## Task goal
Nothing but the lines from the top of the data to the line holding "41.8, 41.6, 41.5]" should be printed, word for word and both ends included; leave the pictures out.

## Source data
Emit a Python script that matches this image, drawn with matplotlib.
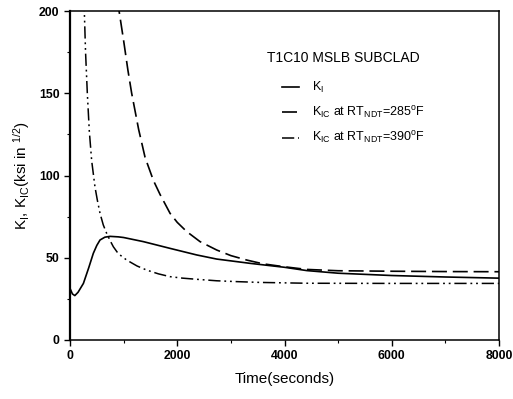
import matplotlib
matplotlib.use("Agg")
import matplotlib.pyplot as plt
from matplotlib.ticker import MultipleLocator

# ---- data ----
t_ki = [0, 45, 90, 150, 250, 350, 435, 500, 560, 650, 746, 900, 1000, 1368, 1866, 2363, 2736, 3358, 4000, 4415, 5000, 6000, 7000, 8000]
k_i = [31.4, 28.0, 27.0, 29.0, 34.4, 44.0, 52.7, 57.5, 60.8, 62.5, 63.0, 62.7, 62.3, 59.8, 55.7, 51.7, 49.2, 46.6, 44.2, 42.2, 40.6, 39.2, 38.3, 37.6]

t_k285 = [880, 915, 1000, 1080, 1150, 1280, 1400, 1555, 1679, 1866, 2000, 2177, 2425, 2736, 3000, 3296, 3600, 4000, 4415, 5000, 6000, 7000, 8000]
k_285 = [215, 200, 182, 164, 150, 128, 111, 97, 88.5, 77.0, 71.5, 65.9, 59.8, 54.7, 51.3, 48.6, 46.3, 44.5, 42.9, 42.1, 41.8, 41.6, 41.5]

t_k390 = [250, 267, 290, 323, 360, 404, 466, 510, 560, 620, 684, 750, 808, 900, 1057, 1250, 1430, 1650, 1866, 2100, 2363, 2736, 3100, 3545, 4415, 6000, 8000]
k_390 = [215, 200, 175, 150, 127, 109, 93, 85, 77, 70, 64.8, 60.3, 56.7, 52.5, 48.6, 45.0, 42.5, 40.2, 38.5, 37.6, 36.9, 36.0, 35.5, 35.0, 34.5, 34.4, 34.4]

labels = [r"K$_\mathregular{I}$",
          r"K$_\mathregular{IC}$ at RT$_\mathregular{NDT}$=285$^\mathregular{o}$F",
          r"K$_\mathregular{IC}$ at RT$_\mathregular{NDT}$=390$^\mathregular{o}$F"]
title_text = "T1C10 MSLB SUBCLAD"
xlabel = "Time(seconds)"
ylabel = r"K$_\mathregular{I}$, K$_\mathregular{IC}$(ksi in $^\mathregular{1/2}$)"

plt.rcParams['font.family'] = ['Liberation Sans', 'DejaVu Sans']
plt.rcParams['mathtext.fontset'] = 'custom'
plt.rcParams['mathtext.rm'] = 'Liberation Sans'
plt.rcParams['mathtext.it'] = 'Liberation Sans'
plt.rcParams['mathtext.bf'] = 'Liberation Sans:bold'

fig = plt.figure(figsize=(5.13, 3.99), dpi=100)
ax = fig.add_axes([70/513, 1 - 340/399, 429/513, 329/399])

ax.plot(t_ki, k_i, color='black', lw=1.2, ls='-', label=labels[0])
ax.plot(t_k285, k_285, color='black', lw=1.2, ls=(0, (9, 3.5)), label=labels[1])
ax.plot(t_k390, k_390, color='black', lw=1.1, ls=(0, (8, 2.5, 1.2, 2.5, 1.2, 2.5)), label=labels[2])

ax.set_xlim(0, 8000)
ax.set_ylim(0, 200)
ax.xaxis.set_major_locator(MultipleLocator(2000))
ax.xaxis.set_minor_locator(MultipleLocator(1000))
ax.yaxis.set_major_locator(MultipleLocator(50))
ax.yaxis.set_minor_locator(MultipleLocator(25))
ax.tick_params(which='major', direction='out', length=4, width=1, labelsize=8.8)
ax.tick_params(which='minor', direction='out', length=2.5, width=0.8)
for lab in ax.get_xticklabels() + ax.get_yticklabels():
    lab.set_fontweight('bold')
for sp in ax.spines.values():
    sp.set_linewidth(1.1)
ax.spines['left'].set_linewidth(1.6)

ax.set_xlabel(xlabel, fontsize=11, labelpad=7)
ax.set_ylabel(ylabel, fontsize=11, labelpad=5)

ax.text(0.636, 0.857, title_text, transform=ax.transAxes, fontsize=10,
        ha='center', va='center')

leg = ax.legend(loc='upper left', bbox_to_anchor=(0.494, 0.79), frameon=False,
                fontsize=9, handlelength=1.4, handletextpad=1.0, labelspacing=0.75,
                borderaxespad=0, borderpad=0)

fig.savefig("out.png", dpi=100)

## Reply to the task
Emit a Python script that matches this image, drawn with matplotlib.
import matplotlib
matplotlib.use("Agg")
import matplotlib.pyplot as plt
from matplotlib.ticker import MultipleLocator

# ---- data ----
t_ki = [0, 45, 90, 150, 250, 350, 435, 500, 560, 650, 746, 900, 1000, 1368, 1866, 2363, 2736, 3358, 4000, 4415, 5000, 6000, 7000, 8000]
k_i = [31.4, 28.0, 27.0, 29.0, 34.4, 44.0, 52.7, 57.5, 60.8, 62.5, 63.0, 62.7, 62.3, 59.8, 55.7, 51.7, 49.2, 46.6, 44.2, 42.2, 40.6, 39.2, 38.3, 37.6]

t_k285 = [880, 915, 1000, 1080, 1150, 1280, 1400, 1555, 1679, 1866, 2000, 2177, 2425, 2736, 3000, 3296, 3600, 4000, 4415, 5000, 6000, 7000, 8000]
k_285 = [215, 200, 182, 164, 150, 128, 111, 97, 88.5, 77.0, 71.5, 65.9, 59.8, 54.7, 51.3, 48.6, 46.3, 44.5, 42.9, 42.1, 41.8, 41.6, 41.5]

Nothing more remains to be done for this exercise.